Input for this task:
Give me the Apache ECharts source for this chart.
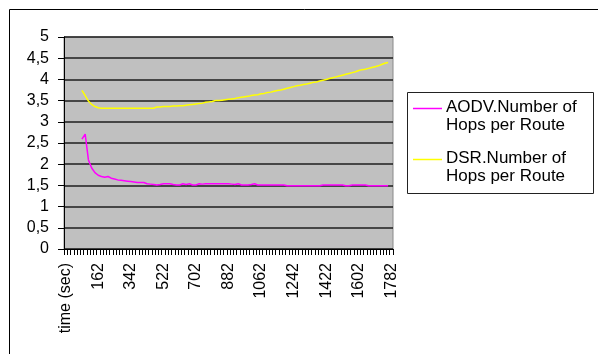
<!DOCTYPE html>
<html>
<head>
<meta charset="utf-8">
<script src="https://cdn.jsdelivr.net/npm/echarts@6/dist/echarts.min.js"></script>
<style>
html,body{margin:0;padding:0;background:#fff;}
#chart{width:598px;height:354px;}
</style>
</head>
<body>
<div id="chart"></div>
<script>
// Category labels: first category is the header cell, then time in seconds
const firstCategory = 'time (sec)';
const timeSec = [];
for (let t = 0; t <= 1782; t += 18) timeSec.push(String(t));
const categories = [firstCategory].concat(timeSec);

const seriesNames = ['AODV.Number of Hops per Route', 'DSR.Number of Hops per Route'];
const startIndex = 5; // first category index holding data

const aodvHops = [
  2.59, 2.71, 2.10, 1.91, 1.80, 1.74, 1.71, 1.69, 1.71, 1.67,
  1.65, 1.63, 1.62, 1.61, 1.60, 1.59, 1.58, 1.57, 1.57, 1.57,
  1.54, 1.53, 1.52, 1.51, 1.52, 1.54, 1.54, 1.54, 1.52, 1.51,
  1.51, 1.54, 1.52, 1.54, 1.51, 1.51, 1.54, 1.53, 1.54, 1.54,
  1.54, 1.54, 1.54, 1.54, 1.54, 1.54, 1.53, 1.52, 1.54, 1.51,
  1.51, 1.51, 1.52, 1.54, 1.51, 1.51, 1.51, 1.51, 1.51, 1.51,
  1.51, 1.51, 1.51, 1.49, 1.49, 1.49, 1.49, 1.49, 1.49, 1.49,
  1.49, 1.49, 1.49, 1.49, 1.51, 1.51, 1.51, 1.51, 1.51, 1.51,
  1.51, 1.49, 1.49, 1.51, 1.51, 1.51, 1.51, 1.51, 1.49, 1.49,
  1.49, 1.49, 1.49, 1.49, 1.49
];
const dsrHops = [
  3.74, 3.62, 3.49, 3.41, 3.36, 3.33, 3.32, 3.32, 3.32, 3.32,
  3.32, 3.32, 3.32, 3.32, 3.32, 3.32, 3.32, 3.32, 3.32, 3.32,
  3.32, 3.32, 3.32, 3.35, 3.35, 3.36, 3.36, 3.36, 3.37, 3.37,
  3.38, 3.38, 3.39, 3.40, 3.41, 3.42, 3.43, 3.44, 3.46, 3.47,
  3.48, 3.50, 3.50, 3.51, 3.52, 3.53, 3.54, 3.55, 3.57, 3.58,
  3.59, 3.60, 3.62, 3.63, 3.64, 3.66, 3.67, 3.69, 3.70, 3.72,
  3.74, 3.75, 3.77, 3.79, 3.81, 3.83, 3.85, 3.86, 3.88, 3.89,
  3.91, 3.93, 3.94, 3.96, 3.98, 4.00, 4.02, 4.04, 4.06, 4.08,
  4.10, 4.12, 4.14, 4.16, 4.18, 4.21, 4.23, 4.24, 4.26, 4.28,
  4.30, 4.32, 4.35, 4.38, 4.40
];
const yTicks = [0, 0.5, 1, 1.5, 2, 2.5, 3, 3.5, 4, 4.5, 5];
const seriesColors = ['#ff00ff', '#ffff00'];

function place(values) {
  const arr = new Array(categories.length).fill(null);
  values.forEach((v, i) => { arr[startIndex + i] = v; });
  return arr;
}

const FONT = 'Liberation Sans, Arial, sans-serif';
const chart = echarts.init(document.getElementById('chart'), null, {renderer: 'canvas'});

const legendX = 407, legendY = 92;
chart.setOption({
  animation: false,
  backgroundColor: '#ffffff',
  grid: {
    left: 64, top: 37, width: 329, height: 212,
    show: true, backgroundColor: '#c0c0c0', borderColor: '#8a8a8a', borderWidth: 1
  },
  xAxis: {
    type: 'category',
    data: categories,
    boundaryGap: true,
    axisLine: {show: true, lineStyle: {color: '#000', width: 1}},
    axisTick: {show: true, interval: 0, alignWithLabel: false, inside: false, length: 6, lineStyle: {color: '#000', width: 1}},
    axisLabel: {
      show: true, interval: 9, rotate: 90, margin: 14,
      color: '#000', fontFamily: FONT, fontSize: 16
    },
    splitLine: {show: false}
  },
  yAxis: {
    type: 'value',
    min: yTicks[0], max: yTicks[yTicks.length - 1], interval: 0.5,
    axisLine: {show: true, lineStyle: {color: '#000', width: 1}},
    axisTick: {show: true, inside: false, length: 6, lineStyle: {color: '#000', width: 1}},
    axisLabel: {
      margin: 15, color: '#000', fontFamily: FONT, fontSize: 16,
      formatter: v => String(v).replace('.', ',')
    },
    splitLine: {show: true, lineStyle: {color: '#1e1e1e', width: 1.6}}
  },
  series: [
    {
      name: seriesNames[0], type: 'line', data: place(aodvHops),
      showSymbol: false, symbol: 'none', connectNulls: false,
      lineStyle: {color: seriesColors[0], width: 1.5}, itemStyle: {color: seriesColors[0]}
    },
    {
      name: seriesNames[1], type: 'line', data: place(dsrHops),
      showSymbol: false, symbol: 'none', connectNulls: false,
      lineStyle: {color: seriesColors[1], width: 1.5}, itemStyle: {color: seriesColors[1]}
    }
  ],
  graphic: [
    {type: 'rect', shape: {x: 9.5, y: 9.5, width: 600, height: 360},
     style: {fill: 'none', stroke: '#000', lineWidth: 1}, silent: true},
    {type: 'rect', shape: {x: legendX + 0.5, y: legendY + 0.5, width: 186, height: 101},
     style: {fill: '#fff', stroke: '#222', lineWidth: 1}, silent: true},
    {type: 'line', shape: {x1: 413, y1: 108.5, x2: 442, y2: 108.5},
     style: {stroke: seriesColors[0], lineWidth: 1.5}, silent: true},
    {type: 'line', shape: {x1: 413, y1: 159.5, x2: 442, y2: 159.5},
     style: {stroke: seriesColors[1], lineWidth: 1.5}, silent: true},
    {type: 'text', left: 446, top: 98,
     style: {text: 'AODV.Number of\nHops per Route', font: '17px ' + FONT, fill: '#000', lineHeight: 18}, silent: true},
    {type: 'text', left: 446, top: 149,
     style: {text: 'DSR.Number of\nHops per Route', font: '17px ' + FONT, fill: '#000', lineHeight: 18}, silent: true}
  ]
});
</script>
</body>
</html>
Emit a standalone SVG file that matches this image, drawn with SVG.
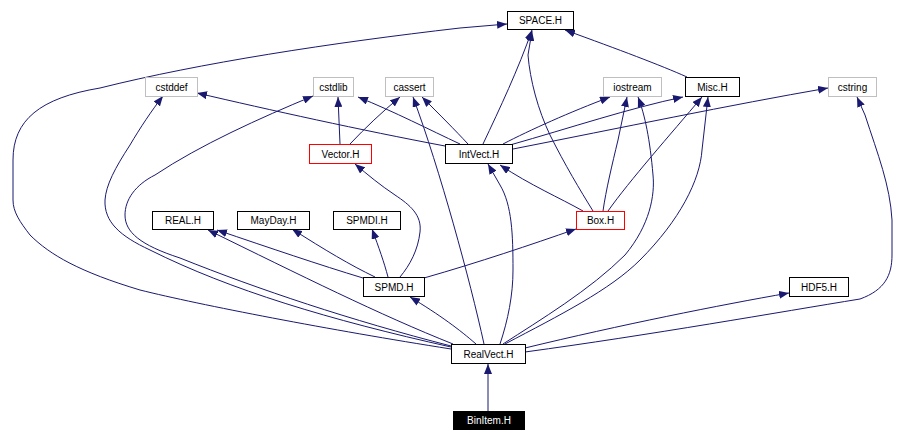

Prompt: In the records above, find the line containing "const categories = [firstCategory].concat(timeSec);" and output every line from the first through that one, exactly, omitting pictures.

Final result:
Give me the Apache ECharts source for this chart.
<!DOCTYPE html>
<html>
<head>
<meta charset="utf-8">
<script src="https://cdn.jsdelivr.net/npm/echarts@6/dist/echarts.min.js"></script>
<style>
html,body{margin:0;padding:0;background:#fff;}
#chart{width:598px;height:354px;}
</style>
</head>
<body>
<div id="chart"></div>
<script>
// Category labels: first category is the header cell, then time in seconds
const firstCategory = 'time (sec)';
const timeSec = [];
for (let t = 0; t <= 1782; t += 18) timeSec.push(String(t));
const categories = [firstCategory].concat(timeSec);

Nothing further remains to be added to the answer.